### Goal of the exercise
Starting with the first line of the data below, copy each line up to and including the one containing "import plotly.graph_objects as go". Pictures stay out.

★ ★ ★ ★ ★

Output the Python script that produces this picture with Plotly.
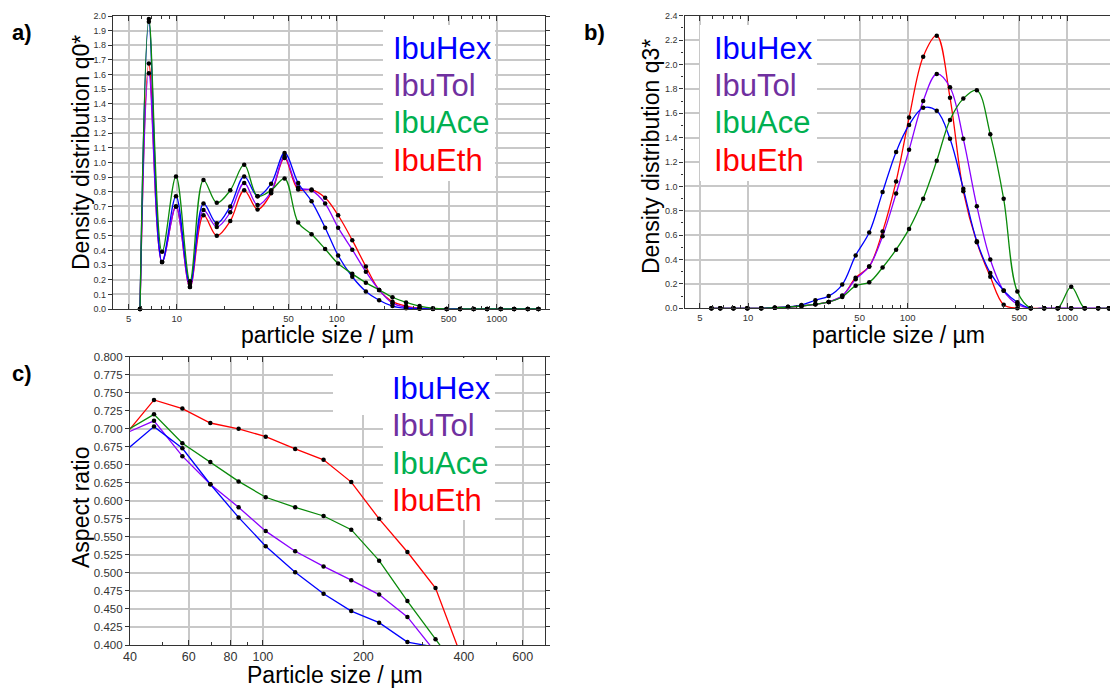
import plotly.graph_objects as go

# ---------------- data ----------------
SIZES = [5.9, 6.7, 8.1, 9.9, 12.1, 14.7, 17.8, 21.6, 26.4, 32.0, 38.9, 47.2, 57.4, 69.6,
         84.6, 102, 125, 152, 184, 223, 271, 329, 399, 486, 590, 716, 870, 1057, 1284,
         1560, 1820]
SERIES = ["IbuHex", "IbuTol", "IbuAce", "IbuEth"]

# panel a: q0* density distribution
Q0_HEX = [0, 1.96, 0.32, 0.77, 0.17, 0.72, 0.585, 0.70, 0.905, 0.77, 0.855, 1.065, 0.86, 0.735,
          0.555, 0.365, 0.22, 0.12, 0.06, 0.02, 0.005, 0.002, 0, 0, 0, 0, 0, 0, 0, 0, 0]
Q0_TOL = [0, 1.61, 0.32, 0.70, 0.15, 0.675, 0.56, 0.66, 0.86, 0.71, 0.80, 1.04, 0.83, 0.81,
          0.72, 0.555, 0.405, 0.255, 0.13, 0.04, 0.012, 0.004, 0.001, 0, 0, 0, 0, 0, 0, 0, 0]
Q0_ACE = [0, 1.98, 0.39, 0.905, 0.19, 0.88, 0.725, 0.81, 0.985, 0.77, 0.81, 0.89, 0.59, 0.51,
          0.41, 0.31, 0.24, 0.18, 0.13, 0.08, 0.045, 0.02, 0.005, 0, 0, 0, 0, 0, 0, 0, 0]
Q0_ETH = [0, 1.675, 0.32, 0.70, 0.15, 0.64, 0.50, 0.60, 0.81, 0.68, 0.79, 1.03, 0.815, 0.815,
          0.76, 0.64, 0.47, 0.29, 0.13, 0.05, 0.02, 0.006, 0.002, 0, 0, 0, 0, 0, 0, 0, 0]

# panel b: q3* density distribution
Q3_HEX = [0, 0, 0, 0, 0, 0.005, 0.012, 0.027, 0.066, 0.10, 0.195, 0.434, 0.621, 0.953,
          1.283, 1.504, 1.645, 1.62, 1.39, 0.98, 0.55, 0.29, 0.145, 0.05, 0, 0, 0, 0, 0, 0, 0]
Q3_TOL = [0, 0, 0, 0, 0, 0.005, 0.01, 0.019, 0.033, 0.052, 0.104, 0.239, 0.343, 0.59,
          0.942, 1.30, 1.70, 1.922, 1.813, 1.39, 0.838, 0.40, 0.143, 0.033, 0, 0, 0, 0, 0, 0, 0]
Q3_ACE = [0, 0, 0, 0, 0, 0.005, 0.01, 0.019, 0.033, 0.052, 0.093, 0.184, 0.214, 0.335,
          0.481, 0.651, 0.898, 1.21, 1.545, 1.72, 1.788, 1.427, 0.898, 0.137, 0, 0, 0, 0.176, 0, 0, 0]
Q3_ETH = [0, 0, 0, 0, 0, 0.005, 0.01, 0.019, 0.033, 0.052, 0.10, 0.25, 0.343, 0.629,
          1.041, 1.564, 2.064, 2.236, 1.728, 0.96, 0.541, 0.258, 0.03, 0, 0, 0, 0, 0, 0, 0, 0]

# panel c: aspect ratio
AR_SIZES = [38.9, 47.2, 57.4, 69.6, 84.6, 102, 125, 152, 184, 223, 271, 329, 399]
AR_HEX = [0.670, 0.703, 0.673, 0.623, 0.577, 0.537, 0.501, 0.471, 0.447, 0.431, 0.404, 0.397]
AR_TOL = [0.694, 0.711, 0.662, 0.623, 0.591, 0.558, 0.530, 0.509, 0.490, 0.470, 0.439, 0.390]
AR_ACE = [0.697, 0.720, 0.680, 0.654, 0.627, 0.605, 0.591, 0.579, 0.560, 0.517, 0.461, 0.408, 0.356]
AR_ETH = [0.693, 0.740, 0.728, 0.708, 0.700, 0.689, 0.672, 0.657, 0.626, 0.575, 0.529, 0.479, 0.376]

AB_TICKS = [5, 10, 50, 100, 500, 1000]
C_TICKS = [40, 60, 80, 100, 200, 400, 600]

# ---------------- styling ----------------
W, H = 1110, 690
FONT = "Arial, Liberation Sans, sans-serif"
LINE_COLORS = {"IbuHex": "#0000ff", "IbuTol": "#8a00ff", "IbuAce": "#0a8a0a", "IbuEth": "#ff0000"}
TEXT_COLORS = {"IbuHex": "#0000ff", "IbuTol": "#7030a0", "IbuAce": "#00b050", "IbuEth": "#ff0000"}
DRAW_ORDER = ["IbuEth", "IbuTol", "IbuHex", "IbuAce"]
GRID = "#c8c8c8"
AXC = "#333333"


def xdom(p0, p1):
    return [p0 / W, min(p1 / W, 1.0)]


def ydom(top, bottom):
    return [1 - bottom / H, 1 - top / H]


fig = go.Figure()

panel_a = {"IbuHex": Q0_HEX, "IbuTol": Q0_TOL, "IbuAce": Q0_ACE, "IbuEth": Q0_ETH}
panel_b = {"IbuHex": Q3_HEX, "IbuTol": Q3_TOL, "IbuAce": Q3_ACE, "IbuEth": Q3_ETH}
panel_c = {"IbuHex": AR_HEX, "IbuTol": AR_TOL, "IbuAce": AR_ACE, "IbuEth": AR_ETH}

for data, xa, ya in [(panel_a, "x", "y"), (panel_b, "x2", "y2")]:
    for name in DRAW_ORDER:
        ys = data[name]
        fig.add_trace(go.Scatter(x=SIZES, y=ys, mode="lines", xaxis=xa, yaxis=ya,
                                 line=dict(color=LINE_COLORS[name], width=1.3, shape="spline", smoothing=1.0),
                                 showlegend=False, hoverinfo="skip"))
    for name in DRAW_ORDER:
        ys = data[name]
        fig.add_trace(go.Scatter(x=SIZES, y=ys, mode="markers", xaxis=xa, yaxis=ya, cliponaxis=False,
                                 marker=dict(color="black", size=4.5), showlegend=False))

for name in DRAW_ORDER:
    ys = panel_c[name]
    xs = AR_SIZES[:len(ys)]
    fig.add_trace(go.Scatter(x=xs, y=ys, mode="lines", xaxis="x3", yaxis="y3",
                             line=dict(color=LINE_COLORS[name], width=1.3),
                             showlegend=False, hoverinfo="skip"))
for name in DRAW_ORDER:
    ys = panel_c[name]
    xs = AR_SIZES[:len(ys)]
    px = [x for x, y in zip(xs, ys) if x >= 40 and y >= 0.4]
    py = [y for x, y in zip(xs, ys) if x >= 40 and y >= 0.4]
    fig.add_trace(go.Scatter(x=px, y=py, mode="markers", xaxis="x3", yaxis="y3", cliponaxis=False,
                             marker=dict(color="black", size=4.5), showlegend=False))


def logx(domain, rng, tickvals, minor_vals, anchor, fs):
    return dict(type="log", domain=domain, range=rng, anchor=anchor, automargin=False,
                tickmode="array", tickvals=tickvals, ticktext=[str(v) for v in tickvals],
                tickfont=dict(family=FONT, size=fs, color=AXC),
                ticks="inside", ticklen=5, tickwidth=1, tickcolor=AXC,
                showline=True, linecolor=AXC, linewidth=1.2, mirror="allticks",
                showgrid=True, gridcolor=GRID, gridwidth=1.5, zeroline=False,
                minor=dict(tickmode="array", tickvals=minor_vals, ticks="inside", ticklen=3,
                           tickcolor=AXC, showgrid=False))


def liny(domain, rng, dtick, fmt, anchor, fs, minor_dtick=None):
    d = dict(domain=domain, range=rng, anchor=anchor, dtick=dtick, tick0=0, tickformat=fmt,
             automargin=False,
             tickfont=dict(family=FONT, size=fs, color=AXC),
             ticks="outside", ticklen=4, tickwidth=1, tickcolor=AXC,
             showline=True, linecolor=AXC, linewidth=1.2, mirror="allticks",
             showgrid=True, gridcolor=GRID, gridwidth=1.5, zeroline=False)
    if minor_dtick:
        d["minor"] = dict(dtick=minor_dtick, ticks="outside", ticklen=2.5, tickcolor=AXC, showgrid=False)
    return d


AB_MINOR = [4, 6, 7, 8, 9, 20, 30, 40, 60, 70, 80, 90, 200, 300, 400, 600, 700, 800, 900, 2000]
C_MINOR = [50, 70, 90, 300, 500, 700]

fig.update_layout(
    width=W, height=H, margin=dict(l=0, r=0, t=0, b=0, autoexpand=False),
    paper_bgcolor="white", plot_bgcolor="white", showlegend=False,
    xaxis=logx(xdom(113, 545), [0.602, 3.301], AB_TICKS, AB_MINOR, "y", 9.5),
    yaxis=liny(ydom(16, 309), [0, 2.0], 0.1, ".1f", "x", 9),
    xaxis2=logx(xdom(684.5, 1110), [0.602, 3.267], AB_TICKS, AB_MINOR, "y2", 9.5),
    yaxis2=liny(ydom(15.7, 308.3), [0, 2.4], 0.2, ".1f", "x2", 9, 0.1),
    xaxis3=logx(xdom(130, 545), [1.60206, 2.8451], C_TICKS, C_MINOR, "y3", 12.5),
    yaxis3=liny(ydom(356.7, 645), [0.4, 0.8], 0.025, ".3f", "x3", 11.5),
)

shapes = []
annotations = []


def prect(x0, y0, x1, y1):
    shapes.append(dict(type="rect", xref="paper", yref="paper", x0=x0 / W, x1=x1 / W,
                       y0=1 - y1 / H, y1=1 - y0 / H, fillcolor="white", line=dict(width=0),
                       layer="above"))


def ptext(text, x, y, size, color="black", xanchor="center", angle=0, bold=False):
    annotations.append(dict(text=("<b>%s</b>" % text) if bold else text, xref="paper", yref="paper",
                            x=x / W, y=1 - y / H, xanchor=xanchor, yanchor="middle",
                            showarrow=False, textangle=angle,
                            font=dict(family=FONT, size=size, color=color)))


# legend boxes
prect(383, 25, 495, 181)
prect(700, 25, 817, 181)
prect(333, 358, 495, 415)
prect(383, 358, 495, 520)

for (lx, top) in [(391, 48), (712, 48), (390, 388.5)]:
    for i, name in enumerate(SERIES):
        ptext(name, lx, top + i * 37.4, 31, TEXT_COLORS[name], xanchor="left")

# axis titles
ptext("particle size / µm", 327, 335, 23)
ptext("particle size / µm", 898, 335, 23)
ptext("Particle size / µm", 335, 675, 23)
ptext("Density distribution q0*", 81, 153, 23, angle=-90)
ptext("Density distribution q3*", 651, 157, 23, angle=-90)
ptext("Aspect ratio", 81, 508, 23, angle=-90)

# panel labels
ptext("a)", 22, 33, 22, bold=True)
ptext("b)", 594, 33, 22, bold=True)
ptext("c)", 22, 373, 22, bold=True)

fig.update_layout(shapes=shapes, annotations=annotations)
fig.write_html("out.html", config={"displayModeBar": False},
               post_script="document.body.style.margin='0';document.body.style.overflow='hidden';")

★ ★ ★ ★ ★

### Right answer
Output the Python script that produces this picture with Plotly.
import plotly.graph_objects as go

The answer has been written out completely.